YOUR GOAL
Determine how many lines of the data below contain "this", then give only that number.

== DATASET ROWS

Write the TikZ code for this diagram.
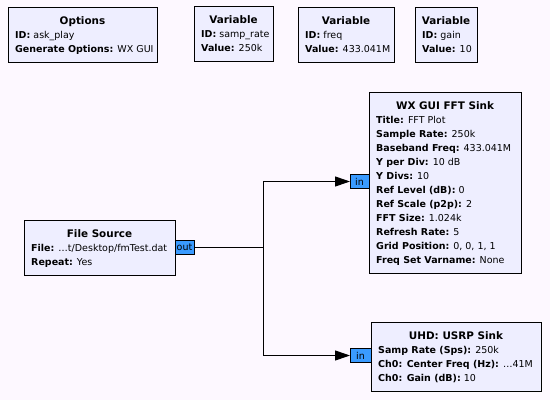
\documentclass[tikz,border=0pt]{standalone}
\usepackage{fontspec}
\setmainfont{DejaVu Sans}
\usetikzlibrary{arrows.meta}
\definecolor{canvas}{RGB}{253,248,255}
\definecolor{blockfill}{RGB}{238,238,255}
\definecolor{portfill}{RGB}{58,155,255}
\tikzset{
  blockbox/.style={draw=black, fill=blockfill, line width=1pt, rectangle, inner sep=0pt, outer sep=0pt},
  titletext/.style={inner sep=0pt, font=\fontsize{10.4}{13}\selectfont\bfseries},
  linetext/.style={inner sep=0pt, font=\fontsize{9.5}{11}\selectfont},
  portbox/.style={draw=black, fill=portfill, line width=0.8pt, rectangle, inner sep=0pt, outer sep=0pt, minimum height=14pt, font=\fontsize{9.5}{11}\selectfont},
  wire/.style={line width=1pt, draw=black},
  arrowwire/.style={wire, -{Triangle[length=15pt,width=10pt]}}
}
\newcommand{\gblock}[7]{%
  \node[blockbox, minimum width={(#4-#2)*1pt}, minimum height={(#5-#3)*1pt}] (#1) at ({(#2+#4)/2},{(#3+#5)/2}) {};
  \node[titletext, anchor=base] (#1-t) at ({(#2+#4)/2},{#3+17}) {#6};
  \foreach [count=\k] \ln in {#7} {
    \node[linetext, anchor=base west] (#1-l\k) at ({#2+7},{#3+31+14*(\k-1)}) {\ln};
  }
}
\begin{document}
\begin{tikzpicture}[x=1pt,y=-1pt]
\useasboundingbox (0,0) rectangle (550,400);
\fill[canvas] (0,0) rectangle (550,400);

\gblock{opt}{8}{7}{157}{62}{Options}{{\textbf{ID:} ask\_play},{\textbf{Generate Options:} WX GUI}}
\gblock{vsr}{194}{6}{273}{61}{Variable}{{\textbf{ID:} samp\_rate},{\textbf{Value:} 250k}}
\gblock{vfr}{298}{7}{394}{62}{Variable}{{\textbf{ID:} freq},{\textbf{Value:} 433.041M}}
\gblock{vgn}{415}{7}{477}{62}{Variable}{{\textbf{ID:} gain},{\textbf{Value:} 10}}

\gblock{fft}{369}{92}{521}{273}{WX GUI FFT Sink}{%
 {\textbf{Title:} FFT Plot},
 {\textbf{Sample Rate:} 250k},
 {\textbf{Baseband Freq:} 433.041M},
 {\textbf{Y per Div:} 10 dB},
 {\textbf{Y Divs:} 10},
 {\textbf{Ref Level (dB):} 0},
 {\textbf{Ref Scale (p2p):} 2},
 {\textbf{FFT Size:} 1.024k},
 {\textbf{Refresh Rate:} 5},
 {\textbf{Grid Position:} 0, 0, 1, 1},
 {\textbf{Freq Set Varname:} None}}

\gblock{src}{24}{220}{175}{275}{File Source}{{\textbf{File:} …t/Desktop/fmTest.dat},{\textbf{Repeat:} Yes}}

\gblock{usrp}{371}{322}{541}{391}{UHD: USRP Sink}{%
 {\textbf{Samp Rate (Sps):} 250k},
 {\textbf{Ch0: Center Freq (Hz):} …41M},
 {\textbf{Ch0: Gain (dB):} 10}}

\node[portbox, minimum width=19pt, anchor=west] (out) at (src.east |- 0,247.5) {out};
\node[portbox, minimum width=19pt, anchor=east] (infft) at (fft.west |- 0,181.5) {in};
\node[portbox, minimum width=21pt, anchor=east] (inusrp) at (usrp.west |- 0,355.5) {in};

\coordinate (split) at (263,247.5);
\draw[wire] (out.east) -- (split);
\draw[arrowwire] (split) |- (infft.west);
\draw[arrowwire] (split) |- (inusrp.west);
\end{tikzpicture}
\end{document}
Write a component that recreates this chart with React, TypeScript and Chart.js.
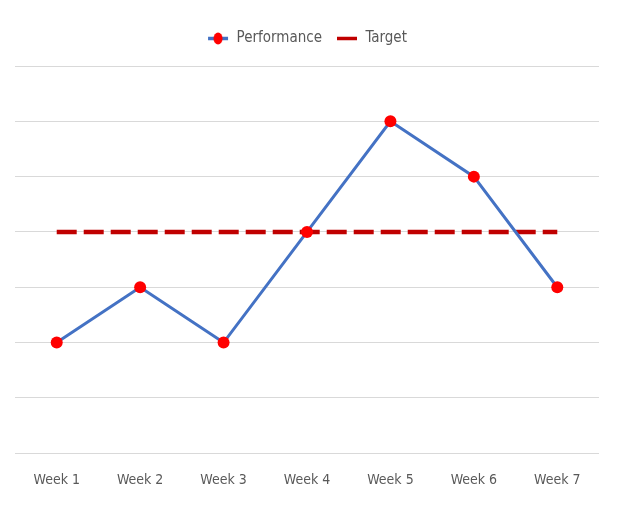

====

COMPLETE ANSWER
2